Emergency appeal failed
The charity had been trying to raise last-minute funds from voluntary donations to plug the funding shortfall and rescue the organisation, but was unable to raise the amount needed. Late yesterday it issued a statement saying it would return the funds raised to the donors and proceed with winding up. It had put itself into administration last week, claiming the new legal aid payment system made it impossible for it to survive.
The preliminary hearing this week sought to establish exactly what issues should be aired in the hearing proper next week.
Mr Justice Hickinbottom said: "The claimants' position is simple...you challenge the LSC's decision to terminate the contract without making adequate provision for alternative representation for the clients of RMJ."
Martin Westgate QC, representing the claimants, said there was not enough alternative representation available and this could have a "seriously detrimental effect on very many clients".
"It is not good enough to say to clients: 'Here is a list of providers in your area' when a number of them don't provide immigration advice at all or don't have the capacity to take on more cases," he argued. "We say LSC should have addressed this before giving notice. It is their obligation to secure alternative arrangements."
But the judge reminded Westgate that "a judicial review is not a public inquiry into how an authority acted.
"It is not this court's role to supervise the difficult tasks that the LSC has in ensuring that their statutory obligations are performed in relation to the nine or ten thousand people who were formally clients of RMJ.
"The answer to the provision of alternative services is not going to be: "Give RMJ £2m to keep it going" or 'Give X £1m to take on the work'. It's going to be far more complex than that - it will be related to the individual needs of the clients."
Westgate responded: "LSC has a duty to ensure continuing advice and we say there is evidence that is not being fulfilled. There are not enough solicitors to do the work. Unless problems of capacity are addressed, that duty is incapable of being fulfilled."
Set out parameters of the case
Mr Paul Nicholls, representing the Justice Secretary, said the claimants had to establish the parameters of the case by setting out precisely what the defendants had done that is unlawful. "Issues need to be formulated so that evidence can be directed to that," he said.

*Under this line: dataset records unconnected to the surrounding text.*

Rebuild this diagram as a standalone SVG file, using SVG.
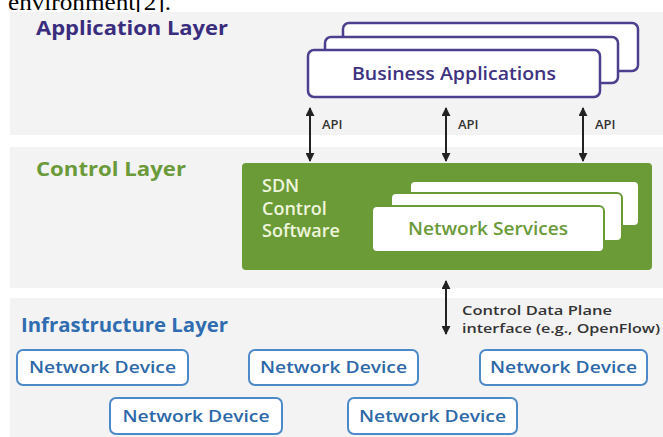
<svg xmlns="http://www.w3.org/2000/svg" width="663" height="437" viewBox="0 0 663 437">
<style>
.panel{fill:#f3f3f3}
.layer{font-family:"Open Sans","Liberation Sans",sans-serif;font-weight:700;font-size:19px}
.biz{fill:#fff;stroke:#4b3f8e;stroke-width:2.5}
.ns{fill:#fff;stroke:#6b9b37;stroke-width:2}
.dev{fill:#fff;stroke:#4d8ac9;stroke-width:2}
.devt{font-family:"Open Sans","Liberation Sans",sans-serif;font-weight:600;font-size:17px;fill:#2d68a8;text-anchor:middle}
.lbl{font-family:"Open Sans","Liberation Sans",sans-serif;font-weight:600;font-size:13px;fill:#333}
.arr{stroke:#222;stroke-width:2;fill:none;marker-start:url(#ah);marker-end:url(#ah)}
</style>
<defs>
<marker id="ah" viewBox="0 0 10 10" refX="9" refY="5" markerWidth="4.5" markerHeight="4.5" orient="auto-start-reverse">
<path d="M0,0 L10,5 L0,10 z" fill="#222"/>
</marker>
</defs>
<rect width="663" height="437" fill="#fff"/>
<text x="8" y="9.5" font-family="'Liberation Serif',serif" font-size="24" textLength="163" lengthAdjust="spacingAndGlyphs">environment[2].</text>

<g id="application-layer">
<rect class="panel" x="10" y="12" width="653" height="123"/>
<text class="layer" x="36" y="35" fill="#3a2d7d" textLength="192" lengthAdjust="spacingAndGlyphs">Application Layer</text>
</g>
<g id="control-layer">
<rect class="panel" x="10" y="147" width="653" height="141"/>
<text class="layer" x="36" y="176" fill="#6a9a3a" textLength="150" lengthAdjust="spacingAndGlyphs">Control Layer</text>
</g>
<g id="infrastructure-layer">
<rect class="panel" x="10" y="298" width="653" height="139"/>
<text class="layer" x="21" y="332" fill="#2f6cb0" textLength="207" lengthAdjust="spacingAndGlyphs">Infrastructure Layer</text>
</g>

<g id="business-applications">
<rect class="biz" x="343" y="23" width="295" height="48" rx="6"/>
<rect class="biz" x="325" y="37" width="293" height="46" rx="6"/>
<rect class="biz" x="308" y="50" width="292" height="47" rx="6"/>
<text x="454" y="80" text-anchor="middle" font-family="'Open Sans','Liberation Sans',sans-serif" font-weight="600" font-size="18" fill="#3e3280" textLength="204" lengthAdjust="spacingAndGlyphs">Business Applications</text>
</g>

<g id="sdn-control-software">
<rect x="242" y="163" width="410" height="107" rx="4" fill="#6b9b37"/>
<g font-family="'Open Sans','Liberation Sans',sans-serif" font-weight="600" font-size="18" fill="#eef5dc">
<text x="262" y="192">SDN</text>
<text x="262" y="215">Control</text>
<text x="262" y="237">Software</text>
</g>
</g>
<g id="network-services">
<rect class="ns" x="410" y="181" width="229" height="45" rx="5"/>
<rect class="ns" x="391" y="193" width="231" height="48" rx="5"/>
<rect class="ns" x="372" y="206" width="232" height="46" rx="5"/>
<text x="488" y="235" text-anchor="middle" font-family="'Open Sans','Liberation Sans',sans-serif" font-weight="600" font-size="18" fill="#6a9a3a" textLength="160" lengthAdjust="spacingAndGlyphs">Network Services</text>
</g>

<g id="devices">
<g id="dev1"><rect class="dev" x="17" y="350" width="171" height="35" rx="6"/><text class="devt" x="102.5" y="373" textLength="147" lengthAdjust="spacingAndGlyphs">Network Device</text></g>
<g id="dev2"><rect class="dev" x="249" y="350" width="169" height="35" rx="6"/><text class="devt" x="333.5" y="373" textLength="147" lengthAdjust="spacingAndGlyphs">Network Device</text></g>
<g id="dev3"><rect class="dev" x="480" y="350" width="167" height="35" rx="6"/><text class="devt" x="563.5" y="373" textLength="147" lengthAdjust="spacingAndGlyphs">Network Device</text></g>
<g id="dev4"><rect class="dev" x="110" y="398" width="172" height="36" rx="6"/><text class="devt" x="196" y="422" textLength="147" lengthAdjust="spacingAndGlyphs">Network Device</text></g>
<g id="dev5"><rect class="dev" x="348" y="398" width="169" height="36" rx="6"/><text class="devt" x="432.5" y="422" textLength="147" lengthAdjust="spacingAndGlyphs">Network Device</text></g>
</g>

<g id="connectors">
<line class="arr" x1="310" y1="108" x2="310" y2="161"/>
<line class="arr" x1="446" y1="108" x2="446" y2="161"/>
<line class="arr" x1="583" y1="108" x2="583" y2="161"/>
<line class="arr" x1="446" y1="281" x2="446" y2="334"/>
<text class="lbl" x="322" y="129">API</text>
<text class="lbl" x="458" y="129">API</text>
<text class="lbl" x="595" y="129">API</text>
<text class="lbl" x="462" y="315" textLength="150" lengthAdjust="spacingAndGlyphs">Control Data Plane</text>
<text class="lbl" x="462" y="333" textLength="198" lengthAdjust="spacingAndGlyphs">interface (e.g., OpenFlow)</text>
</g>
</svg>
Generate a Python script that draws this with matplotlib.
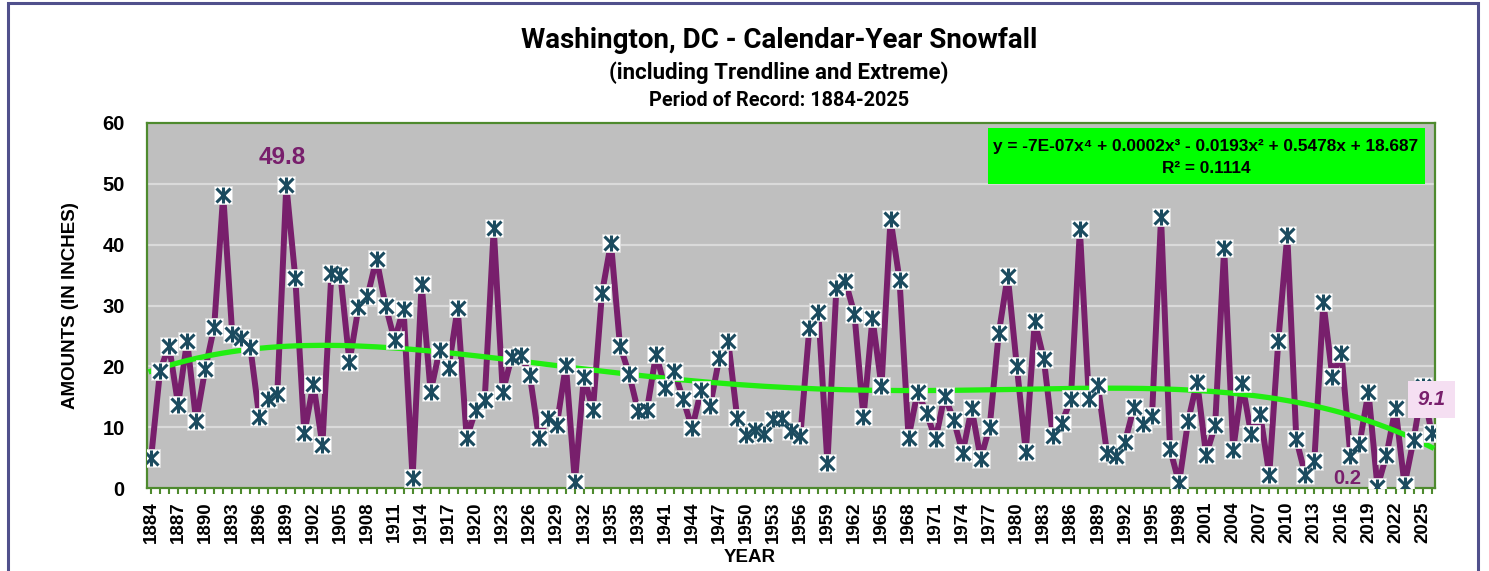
import numpy as np
import matplotlib
matplotlib.use("Agg")
import matplotlib.pyplot as plt
from matplotlib.patches import Rectangle

plt.rcParams["font.family"] = ["Liberation Sans", "DejaVu Sans"]
plt.rcParams["font.weight"] = "bold"

# calendar-year snowfall (inches), 1884 .. 2026 (last point = latest year shown)
years = list(range(1884, 2027))
snow = [4.9, 19.3, 23.4, 13.7, 24.2, 11.0,
        19.5, 26.5, 48.2, 25.3, 24.6, 23.2, 11.7, 14.6, 15.5, 49.8,
        34.5, 9.0, 17.1, 7.1, 35.4, 35.0, 20.7, 29.7, 31.5, 37.7,
        30.0, 24.3, 29.5, 1.6, 33.6, 15.8, 22.7, 19.8, 29.6, 8.2,
        12.8, 14.5, 42.7, 15.8, 21.6, 21.9, 18.6, 8.3, 11.5, 10.4,
        20.2, 1.0, 18.3, 12.8, 32.0, 40.3, 23.4, 18.8, 12.7, 12.9,
        22.0, 16.5, 19.3, 14.6, 9.8, 16.1, 13.5, 21.3, 24.2, 11.5,
        8.7, 9.5, 8.9, 11.3, 11.5, 9.3, 8.6, 26.3, 29.0, 4.1,
        32.9, 34.0, 28.6, 11.6, 27.9, 16.7, 44.2, 34.2, 8.3, 15.8,
        12.3, 8.0, 15.2, 11.2, 5.8, 13.1, 4.8, 10.1, 25.4, 34.9,
        20.1, 6.0, 27.4, 21.2, 8.6, 10.7, 14.6, 42.5, 14.6, 16.9,
        5.8, 5.2, 7.6, 13.3, 10.5, 11.8, 44.5, 6.4, 0.8, 11.0,
        17.5, 5.4, 10.3, 39.4, 6.3, 17.2, 8.8, 12.1, 2.2, 24.1,
        41.6, 8.0, 2.1, 4.5, 30.5, 18.3, 22.2, 5.3, 7.2, 15.8,
        0.2, 5.4, 13.2, 0.5, 7.9, 16.7, 9.1]

eq_text = "y = -7E-07x\u2074 + 0.0002x\u00b3 - 0.0193x\u00b2 + 0.5478x + 18.687"
r2_text = "R\u00b2 = 0.1114"
max_year, max_val = 1899, 49.8
min_year, min_val = 2020, 0.2
last_year, last_val = 2026, 9.1

purple = "#781F6C"
teal = "#1B4B5F"
green_axis = "#4E8A2E"

fig = plt.figure(figsize=(14.89, 5.71), dpi=100)
ax = fig.add_axes([147/1489, 1-488/571, (1435-147)/1489, (488-123)/571])
ax.set_facecolor("#BFBFBF")

# 4th order polynomial trendline (like Excel, x = 1..N)
xi = np.arange(1, len(snow)+1)
coef = np.polyfit(xi, snow, 4)
ax.plot(years, snow, color=purple, lw=4.3, zorder=3, solid_joinstyle="round")
ax.plot(years, np.polyval(coef, xi), color="#22EE11", lw=3.8, zorder=4)

ax.plot(years, snow, "s", ms=12.5, mfc="white", mec="#DDDDDD", mew=0.6, zorder=5)
ax.plot(years, snow, "x", ms=9.5, mec=teal, mew=2.2, zorder=6)
ax.plot(years, snow, "|", ms=11, mec=teal, mew=2.2, zorder=6)

ax.set_ylim(0, 60)
ax.set_xlim(1884-0.45, 2026+0.38)
ax.set_yticks(range(0, 61, 10))
ax.yaxis.grid(True, color="#DADADA", lw=1.6)
ax.set_axisbelow(True)
ax.tick_params(axis="y", length=0, pad=16, labelsize=14.5)
ax.set_xticks(years)
ax.set_xticklabels([str(y) if (y-1884) % 3 == 0 else "" for y in years],
                   rotation=90, fontsize=13.5)
ax.tick_params(axis="x", length=4.5, width=1.5, color=green_axis, pad=5)
for s in ax.spines.values():
    s.set_color(green_axis)
    s.set_linewidth(1.6)

ax.set_ylabel("AMOUNTS (IN INCHES)", fontsize=13.5, fontweight="bold", labelpad=17)
ax.set_xlabel("YEAR", fontsize=13.5, fontweight="bold")
ax.xaxis.set_label_coords((750-147)/1288, -0.168)

# extreme labels
ax.annotate(f"{max_val}", (max_year, max_val), xytext=(-3, 20), textcoords="offset points",
            ha="center", va="center", color=purple, fontsize=17.5, fontweight="bold")
ax.annotate(f"{min_val}", (min_year, min_val), xytext=(-22, 6), textcoords="offset points",
            ha="center", va="center", color=purple, fontsize=14.5, fontweight="bold")
ax.annotate(f"{last_val}", (last_year, last_val), xytext=(0, 24), textcoords="offset points",
            ha="center", va="center", color=purple, fontsize=14.5, fontweight="bold",
            style="italic", zorder=8, annotation_clip=False,
            bbox=dict(boxstyle="square,pad=0.45", fc="#F5DFF2", ec="none"))

# trendline equation box
fig.patches.append(Rectangle((988/1489, 1-184/571), (1425-988)/1489, (184-128)/571,
                             transform=fig.transFigure, fc="#00FF00", ec="none", zorder=7))
fig.text(1206/1489, 1-146/571, eq_text, ha="center", va="center", fontsize=12.4,
         fontweight="bold", zorder=8)
fig.text(1206/1489, 1-168/571, r2_text, ha="center", va="center", fontsize=12.4,
         fontweight="bold", zorder=8)

# titles
narrow = ["Liberation Sans Narrow", "Roboto", "DejaVu Sans"]
fig.text(779/1489, 1-40/571, "Washington, DC - Calendar-Year Snowfall", ha="center",
         va="center", fontsize=20, fontweight="bold", family=narrow)
fig.text(779/1489, 1-73/571, "(including Trendline and Extreme)", ha="center",
         va="center", fontsize=16, fontweight="bold", family=narrow)
fig.text(779/1489, 1-100/571, "Period of Record: 1884-2025", ha="center",
         va="center", fontsize=14.3, fontweight="bold", family=narrow)

# outer frame
fig.patches.append(Rectangle((8/1489, -0.05), (1478-8)/1489, 1.05 - 3/571,
                             transform=fig.transFigure, fc="none", ec="#50508C", lw=2.2))

fig.savefig("out.png", dpi=100)
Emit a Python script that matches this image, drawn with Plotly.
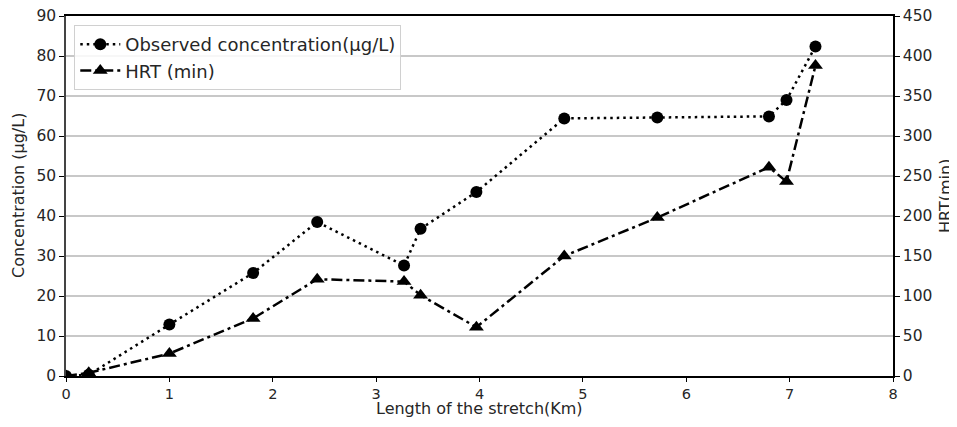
import plotly.graph_objects as go

distance_km = [0, 0.22, 1.0, 1.81, 2.43, 3.27, 3.43, 3.97, 4.82, 5.72, 6.80, 6.97, 7.25]
concentration = [0, 0.3, 12.85, 25.75, 38.5, 27.6, 36.8, 46.0, 64.4, 64.6, 64.9, 69.0, 82.4]
hrt_min = [0, 4, 28, 72, 121, 118, 101, 61, 150, 198, 261, 243, 388]

x_ticks = [0, 1, 2, 3, 4, 5, 6, 7, 8]
conc_ticks = [0, 10, 20, 30, 40, 50, 60, 70, 80, 90]
hrt_ticks = [0, 50, 100, 150, 200, 250, 300, 350, 400, 450]

x_title = "Length of the stretch(Km)"
y_title = "Concentration (µg/L)"
y2_title = "HRT(min)"

font_family = "DejaVu Sans"
text_color = "#262626"

# the page body adds an 8px margin, so the figure is sized to fit inside it
OFF = 8
W, H = 949, 411
ML, MR, MT, MB = 58, 64, 8, 43
PW = W - ML - MR
PH = H - MT - MB

fig = go.Figure()
fig.add_trace(go.Scatter(
    x=distance_km, y=concentration, name="Observed concentration(µg/L)",
    mode="lines+markers",
    line=dict(color="black", width=2.5, dash="2.5px,4px"),
    marker=dict(symbol="circle", size=12, color="black"),
    yaxis="y",
))
fig.add_trace(go.Scatter(
    x=distance_km, y=hrt_min, name="HRT (min)",
    mode="lines+markers",
    line=dict(color="black", width=2.5, dash="11px,4px,3px,4px"),
    marker=dict(symbol="triangle-up", size=13, color="black"),
    yaxis="y2",
))

fig.update_layout(
    width=W, height=H,
    margin=dict(l=ML, r=MR, t=MT, b=MB, autoexpand=False),
    paper_bgcolor="white", plot_bgcolor="white",
    font=dict(family=font_family, size=15, color=text_color),
    showlegend=True,
    legend=dict(
        x=0.01, y=0.975, xanchor="left", yanchor="top",
        bgcolor="rgba(255,255,255,0.85)", bordercolor="#d0d0d0", borderwidth=1,
        font=dict(size=18, color=text_color),
        tracegroupgap=0, itemwidth=40,
    ),
    xaxis=dict(
        range=[0, 8], tickvals=x_ticks, showgrid=False, zeroline=False,
        showline=True, linecolor="black", linewidth=1.5, mirror=True,
        ticks="outside", ticklen=4, tickcolor="black", automargin=False,
        tickfont=dict(size=14.5), ticklabeloverflow="allow",
    ),
    yaxis=dict(
        range=[0, 90], tickvals=conc_ticks, showgrid=True, gridcolor="#c8c8c8", gridwidth=1.5,
        zeroline=False, showline=True, linecolor="#444", linewidth=1.5,
        ticks="outside", ticklen=5, tickcolor="black", automargin=False,
        tickfont=dict(size=15.5), ticklabeloverflow="allow",
    ),
    yaxis2=dict(
        range=[0, 450], tickvals=hrt_ticks, overlaying="y", side="right",
        showgrid=False, zeroline=False, showline=True, linecolor="black", linewidth=1.5,
        ticks="outside", ticklen=5, tickcolor="black", automargin=False,
        tickfont=dict(size=15.5), ticklabeloverflow="allow",
    ),
    annotations=[
        dict(text=x_title, xref="paper", yref="paper", x=0.5, y=-33 / PH,
             yanchor="middle", xanchor="center", showarrow=False,
             font=dict(size=16, color=text_color)),
        dict(text=y_title, xref="paper", yref="paper", x=(18 - OFF - ML) / PW, y=0.5,
             xanchor="center", yanchor="middle", textangle=-90, showarrow=False,
             font=dict(size=16, color=text_color)),
        dict(text=y2_title, xref="paper", yref="paper", x=(945 - OFF - ML) / PW, y=0.5,
             xanchor="center", yanchor="middle", textangle=-90, showarrow=False,
             font=dict(size=16, color=text_color)),
    ],
)

fig.write_html("out.html")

Mr Sheldon, representing the Home Office, said the Home Secretary was "troubled by her involvement in this case", and wanted to know what public law duty she is alleged to have breached.
Justice Hickinbottom said: "It is obvious the placing of RMJ into administration has created challenges for all sorts of people. But the court is not responsible for supervising how those challenges are met in practice. All it can do is look at the decisions made and determine whether they were unlawful."
The judge gave the claimants until 9am this morning to prepare a document setting out exactly what it is they allege the defendants to have done wrong, and then gave all parties the weekend to prepare evidence backing up their case. They will return to court for the hearing proper next Wednesday. The application for interim relief will be pursued then.
He also agreed to applications to intervene in the case from the Children's Commissioner for England and the Immigration Law Practitioners Association.